╭──

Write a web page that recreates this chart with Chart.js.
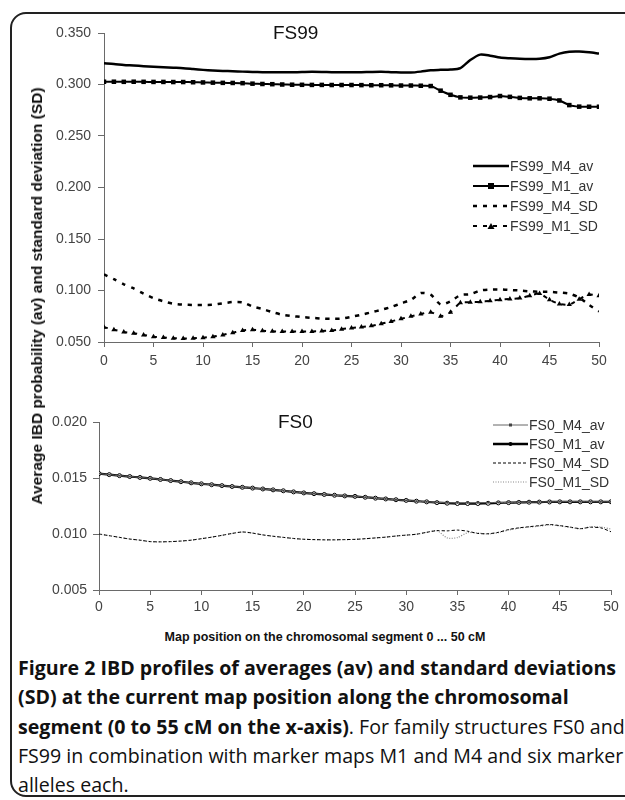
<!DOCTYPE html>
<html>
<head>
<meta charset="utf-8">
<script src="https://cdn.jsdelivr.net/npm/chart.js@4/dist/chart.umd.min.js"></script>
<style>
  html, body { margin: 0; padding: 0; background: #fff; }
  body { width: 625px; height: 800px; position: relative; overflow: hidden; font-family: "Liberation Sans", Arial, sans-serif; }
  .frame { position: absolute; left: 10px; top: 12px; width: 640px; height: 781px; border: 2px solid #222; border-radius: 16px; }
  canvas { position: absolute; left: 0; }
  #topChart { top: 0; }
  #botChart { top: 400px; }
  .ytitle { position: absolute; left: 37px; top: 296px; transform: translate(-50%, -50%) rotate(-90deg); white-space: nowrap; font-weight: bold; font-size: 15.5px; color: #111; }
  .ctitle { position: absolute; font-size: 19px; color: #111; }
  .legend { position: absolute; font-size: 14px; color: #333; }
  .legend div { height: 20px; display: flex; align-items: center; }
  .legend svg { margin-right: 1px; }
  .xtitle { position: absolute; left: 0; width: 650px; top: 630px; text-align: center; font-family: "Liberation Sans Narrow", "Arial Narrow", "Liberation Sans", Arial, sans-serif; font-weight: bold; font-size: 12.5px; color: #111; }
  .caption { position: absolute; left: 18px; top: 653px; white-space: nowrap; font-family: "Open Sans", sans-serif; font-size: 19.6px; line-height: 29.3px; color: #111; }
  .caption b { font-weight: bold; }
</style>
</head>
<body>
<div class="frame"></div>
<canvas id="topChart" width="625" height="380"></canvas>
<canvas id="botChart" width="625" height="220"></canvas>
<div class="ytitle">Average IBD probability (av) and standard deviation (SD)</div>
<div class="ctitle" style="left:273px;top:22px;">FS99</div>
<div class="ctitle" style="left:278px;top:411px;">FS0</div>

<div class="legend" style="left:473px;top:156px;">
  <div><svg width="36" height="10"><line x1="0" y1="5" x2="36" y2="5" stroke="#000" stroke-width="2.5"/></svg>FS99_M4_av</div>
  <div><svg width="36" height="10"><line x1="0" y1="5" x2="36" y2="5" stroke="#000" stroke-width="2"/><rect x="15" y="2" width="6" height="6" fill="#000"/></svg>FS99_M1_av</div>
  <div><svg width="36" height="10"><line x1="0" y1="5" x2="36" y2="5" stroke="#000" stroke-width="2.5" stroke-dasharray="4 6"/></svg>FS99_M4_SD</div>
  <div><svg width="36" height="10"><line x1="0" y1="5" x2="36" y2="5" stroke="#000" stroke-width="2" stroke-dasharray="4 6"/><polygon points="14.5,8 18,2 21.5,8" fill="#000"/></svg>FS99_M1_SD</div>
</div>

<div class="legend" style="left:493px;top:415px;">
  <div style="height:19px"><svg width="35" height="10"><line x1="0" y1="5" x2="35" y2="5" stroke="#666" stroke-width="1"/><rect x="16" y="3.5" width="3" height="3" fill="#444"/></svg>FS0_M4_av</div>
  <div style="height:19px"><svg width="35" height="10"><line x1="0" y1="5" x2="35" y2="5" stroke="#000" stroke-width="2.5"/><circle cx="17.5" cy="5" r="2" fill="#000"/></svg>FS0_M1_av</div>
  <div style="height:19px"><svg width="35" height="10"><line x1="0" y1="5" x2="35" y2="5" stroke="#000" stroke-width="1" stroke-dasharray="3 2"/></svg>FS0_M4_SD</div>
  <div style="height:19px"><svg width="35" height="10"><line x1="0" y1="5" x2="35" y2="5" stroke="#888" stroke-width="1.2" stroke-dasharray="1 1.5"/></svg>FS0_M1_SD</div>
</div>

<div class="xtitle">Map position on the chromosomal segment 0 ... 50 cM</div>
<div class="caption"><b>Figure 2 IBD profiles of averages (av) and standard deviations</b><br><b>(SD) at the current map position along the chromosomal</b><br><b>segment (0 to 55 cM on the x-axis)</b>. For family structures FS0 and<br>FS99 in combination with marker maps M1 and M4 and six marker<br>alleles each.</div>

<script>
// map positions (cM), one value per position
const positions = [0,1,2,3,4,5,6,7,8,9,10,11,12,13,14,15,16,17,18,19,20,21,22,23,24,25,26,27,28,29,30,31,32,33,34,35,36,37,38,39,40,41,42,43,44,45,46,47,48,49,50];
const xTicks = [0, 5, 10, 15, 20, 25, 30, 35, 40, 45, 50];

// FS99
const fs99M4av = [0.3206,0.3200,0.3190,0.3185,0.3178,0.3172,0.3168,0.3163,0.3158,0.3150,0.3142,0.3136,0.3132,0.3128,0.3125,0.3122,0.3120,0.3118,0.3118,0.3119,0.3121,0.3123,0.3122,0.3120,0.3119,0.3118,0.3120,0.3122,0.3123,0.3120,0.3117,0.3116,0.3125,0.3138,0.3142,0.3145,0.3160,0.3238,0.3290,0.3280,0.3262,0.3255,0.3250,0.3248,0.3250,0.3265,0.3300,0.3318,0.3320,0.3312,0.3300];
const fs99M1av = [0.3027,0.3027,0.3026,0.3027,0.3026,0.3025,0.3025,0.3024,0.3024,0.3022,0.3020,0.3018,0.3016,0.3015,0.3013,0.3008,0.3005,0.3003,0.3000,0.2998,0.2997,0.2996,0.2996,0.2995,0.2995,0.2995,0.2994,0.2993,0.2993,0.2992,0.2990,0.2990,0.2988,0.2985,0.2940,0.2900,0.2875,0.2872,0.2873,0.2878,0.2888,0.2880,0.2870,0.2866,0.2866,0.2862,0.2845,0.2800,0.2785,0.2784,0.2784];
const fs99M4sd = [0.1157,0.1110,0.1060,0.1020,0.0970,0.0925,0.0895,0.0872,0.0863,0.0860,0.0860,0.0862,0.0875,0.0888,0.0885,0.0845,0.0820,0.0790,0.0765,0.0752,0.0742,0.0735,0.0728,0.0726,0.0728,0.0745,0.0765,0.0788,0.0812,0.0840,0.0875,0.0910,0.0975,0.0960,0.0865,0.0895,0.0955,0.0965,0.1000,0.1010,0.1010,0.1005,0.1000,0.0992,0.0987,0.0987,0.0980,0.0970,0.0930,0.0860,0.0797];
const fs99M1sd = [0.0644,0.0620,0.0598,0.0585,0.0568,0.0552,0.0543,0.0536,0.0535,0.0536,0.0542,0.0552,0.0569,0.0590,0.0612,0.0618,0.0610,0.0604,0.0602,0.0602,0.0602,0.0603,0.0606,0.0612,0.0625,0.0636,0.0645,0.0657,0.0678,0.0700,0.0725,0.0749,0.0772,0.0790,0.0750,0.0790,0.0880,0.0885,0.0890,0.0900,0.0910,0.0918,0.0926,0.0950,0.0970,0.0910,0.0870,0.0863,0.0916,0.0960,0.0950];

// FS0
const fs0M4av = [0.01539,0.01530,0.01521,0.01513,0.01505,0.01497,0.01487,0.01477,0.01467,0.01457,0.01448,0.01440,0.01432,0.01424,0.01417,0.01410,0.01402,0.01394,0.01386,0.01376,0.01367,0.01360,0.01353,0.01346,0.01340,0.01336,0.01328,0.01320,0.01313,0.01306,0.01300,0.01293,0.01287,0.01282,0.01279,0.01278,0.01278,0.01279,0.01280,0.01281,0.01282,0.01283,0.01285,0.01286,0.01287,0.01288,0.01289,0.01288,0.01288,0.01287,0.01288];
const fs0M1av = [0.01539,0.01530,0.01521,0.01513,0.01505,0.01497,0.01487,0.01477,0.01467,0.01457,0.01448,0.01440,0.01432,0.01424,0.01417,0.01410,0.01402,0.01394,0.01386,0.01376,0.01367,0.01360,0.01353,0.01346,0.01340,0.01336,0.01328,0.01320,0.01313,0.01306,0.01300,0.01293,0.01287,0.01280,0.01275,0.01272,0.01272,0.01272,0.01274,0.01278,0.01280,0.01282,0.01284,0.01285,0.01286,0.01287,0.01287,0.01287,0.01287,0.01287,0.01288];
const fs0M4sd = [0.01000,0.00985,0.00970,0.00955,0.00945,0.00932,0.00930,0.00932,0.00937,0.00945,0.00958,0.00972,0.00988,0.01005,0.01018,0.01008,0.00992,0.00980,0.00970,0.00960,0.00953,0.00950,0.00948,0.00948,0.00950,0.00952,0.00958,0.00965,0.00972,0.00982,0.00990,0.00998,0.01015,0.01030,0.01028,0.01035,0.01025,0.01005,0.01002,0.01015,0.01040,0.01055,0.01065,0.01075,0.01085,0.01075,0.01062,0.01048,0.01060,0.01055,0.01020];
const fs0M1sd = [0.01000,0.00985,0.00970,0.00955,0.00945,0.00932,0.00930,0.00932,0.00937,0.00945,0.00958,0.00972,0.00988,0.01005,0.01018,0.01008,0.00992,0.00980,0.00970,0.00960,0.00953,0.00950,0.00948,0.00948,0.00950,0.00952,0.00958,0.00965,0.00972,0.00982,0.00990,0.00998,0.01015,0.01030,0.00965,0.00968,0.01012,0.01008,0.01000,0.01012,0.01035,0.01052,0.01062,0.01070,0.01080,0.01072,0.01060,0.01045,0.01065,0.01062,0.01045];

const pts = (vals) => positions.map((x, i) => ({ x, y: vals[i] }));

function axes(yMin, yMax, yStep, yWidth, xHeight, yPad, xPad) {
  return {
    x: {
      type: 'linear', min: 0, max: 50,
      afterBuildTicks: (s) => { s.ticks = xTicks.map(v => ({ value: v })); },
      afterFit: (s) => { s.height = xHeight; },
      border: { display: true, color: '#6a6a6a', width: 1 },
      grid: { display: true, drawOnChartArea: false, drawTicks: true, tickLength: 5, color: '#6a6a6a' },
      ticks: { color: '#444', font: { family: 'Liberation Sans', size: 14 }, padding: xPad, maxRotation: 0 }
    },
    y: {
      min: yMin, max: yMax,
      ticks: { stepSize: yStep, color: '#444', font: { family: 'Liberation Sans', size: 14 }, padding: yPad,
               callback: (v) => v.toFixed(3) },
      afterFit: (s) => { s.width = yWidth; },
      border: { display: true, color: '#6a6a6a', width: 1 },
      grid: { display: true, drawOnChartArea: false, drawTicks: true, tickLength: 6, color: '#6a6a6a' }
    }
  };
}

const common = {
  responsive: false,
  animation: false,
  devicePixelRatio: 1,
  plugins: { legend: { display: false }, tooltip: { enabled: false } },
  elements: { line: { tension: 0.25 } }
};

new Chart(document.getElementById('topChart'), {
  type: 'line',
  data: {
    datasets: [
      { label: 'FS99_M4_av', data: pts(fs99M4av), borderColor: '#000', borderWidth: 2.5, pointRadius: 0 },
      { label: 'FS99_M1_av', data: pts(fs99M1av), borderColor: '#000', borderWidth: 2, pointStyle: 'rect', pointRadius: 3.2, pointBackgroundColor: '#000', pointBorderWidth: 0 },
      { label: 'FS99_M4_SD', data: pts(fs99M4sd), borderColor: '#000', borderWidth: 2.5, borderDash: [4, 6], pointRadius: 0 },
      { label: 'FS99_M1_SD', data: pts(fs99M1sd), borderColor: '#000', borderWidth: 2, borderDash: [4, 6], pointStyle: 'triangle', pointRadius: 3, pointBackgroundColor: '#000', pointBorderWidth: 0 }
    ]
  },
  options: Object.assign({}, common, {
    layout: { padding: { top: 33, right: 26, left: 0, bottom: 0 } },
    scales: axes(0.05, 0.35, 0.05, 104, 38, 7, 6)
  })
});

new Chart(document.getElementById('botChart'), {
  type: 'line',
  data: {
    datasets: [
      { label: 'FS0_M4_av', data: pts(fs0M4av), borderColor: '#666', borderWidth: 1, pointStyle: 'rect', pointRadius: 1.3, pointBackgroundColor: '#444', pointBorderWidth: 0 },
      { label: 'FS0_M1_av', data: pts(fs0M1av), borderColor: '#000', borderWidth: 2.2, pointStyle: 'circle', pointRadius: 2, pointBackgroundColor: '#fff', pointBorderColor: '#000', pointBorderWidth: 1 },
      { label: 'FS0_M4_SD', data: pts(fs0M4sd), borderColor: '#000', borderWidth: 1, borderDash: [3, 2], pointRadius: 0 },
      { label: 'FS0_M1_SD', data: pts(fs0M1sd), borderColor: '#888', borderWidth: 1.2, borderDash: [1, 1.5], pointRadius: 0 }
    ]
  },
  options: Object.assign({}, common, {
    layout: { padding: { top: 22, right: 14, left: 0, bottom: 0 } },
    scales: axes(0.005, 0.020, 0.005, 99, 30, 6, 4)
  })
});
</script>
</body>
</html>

╰──
╭──

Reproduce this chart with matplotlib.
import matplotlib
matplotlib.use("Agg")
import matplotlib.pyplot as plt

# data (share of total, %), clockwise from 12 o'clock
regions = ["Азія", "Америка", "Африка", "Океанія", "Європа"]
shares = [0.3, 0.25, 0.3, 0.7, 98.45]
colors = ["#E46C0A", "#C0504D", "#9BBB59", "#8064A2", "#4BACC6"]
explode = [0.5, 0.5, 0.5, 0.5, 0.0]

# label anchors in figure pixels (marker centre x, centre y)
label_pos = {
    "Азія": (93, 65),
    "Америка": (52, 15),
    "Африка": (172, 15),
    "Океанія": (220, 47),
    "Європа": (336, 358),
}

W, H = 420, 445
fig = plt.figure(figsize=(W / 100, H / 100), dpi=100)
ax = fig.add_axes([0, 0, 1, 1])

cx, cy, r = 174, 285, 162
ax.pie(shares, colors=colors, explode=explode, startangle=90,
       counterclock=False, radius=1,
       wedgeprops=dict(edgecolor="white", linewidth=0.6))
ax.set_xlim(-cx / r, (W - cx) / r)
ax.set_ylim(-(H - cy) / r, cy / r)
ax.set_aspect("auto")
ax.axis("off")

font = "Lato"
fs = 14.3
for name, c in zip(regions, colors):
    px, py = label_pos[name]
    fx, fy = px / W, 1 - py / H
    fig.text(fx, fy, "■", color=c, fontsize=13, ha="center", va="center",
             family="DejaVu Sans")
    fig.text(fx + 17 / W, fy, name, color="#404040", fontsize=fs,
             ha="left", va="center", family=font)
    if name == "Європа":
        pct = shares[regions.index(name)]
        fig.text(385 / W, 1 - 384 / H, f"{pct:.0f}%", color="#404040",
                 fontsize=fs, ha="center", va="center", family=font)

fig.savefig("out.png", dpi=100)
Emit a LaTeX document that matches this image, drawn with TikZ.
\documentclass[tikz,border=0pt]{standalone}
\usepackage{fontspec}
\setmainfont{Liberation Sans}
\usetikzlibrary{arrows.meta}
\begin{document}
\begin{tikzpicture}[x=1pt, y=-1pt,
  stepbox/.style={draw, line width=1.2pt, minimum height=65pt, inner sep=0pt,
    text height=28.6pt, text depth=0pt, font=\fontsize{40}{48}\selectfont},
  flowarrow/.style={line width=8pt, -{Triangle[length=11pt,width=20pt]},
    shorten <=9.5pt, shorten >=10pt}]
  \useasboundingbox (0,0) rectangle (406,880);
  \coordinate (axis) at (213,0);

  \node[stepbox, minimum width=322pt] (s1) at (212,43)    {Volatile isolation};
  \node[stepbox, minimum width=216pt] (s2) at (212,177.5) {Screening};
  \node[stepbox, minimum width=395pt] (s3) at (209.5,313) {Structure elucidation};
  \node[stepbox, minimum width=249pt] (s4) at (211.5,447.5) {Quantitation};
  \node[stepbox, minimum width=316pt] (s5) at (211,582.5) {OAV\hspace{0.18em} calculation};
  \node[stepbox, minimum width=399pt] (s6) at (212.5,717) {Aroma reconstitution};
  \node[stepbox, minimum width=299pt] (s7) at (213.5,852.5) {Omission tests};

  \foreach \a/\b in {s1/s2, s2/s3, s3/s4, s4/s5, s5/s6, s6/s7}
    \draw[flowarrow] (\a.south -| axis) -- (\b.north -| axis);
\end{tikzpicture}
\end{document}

╰──

CHALLENGE:
From the line with "Emit a LaTeX" through the line with "(axis) at (213,0);", repeat every line exactly, both ends included, and nothing outside that range.

RESULT BELOW:
Emit a LaTeX document that matches this image, drawn with TikZ.
\documentclass[tikz,border=0pt]{standalone}
\usepackage{fontspec}
\setmainfont{Liberation Sans}
\usetikzlibrary{arrows.meta}
\begin{document}
\begin{tikzpicture}[x=1pt, y=-1pt,
  stepbox/.style={draw, line width=1.2pt, minimum height=65pt, inner sep=0pt,
    text height=28.6pt, text depth=0pt, font=\fontsize{40}{48}\selectfont},
  flowarrow/.style={line width=8pt, -{Triangle[length=11pt,width=20pt]},
    shorten <=9.5pt, shorten >=10pt}]
  \useasboundingbox (0,0) rectangle (406,880);
  \coordinate (axis) at (213,0);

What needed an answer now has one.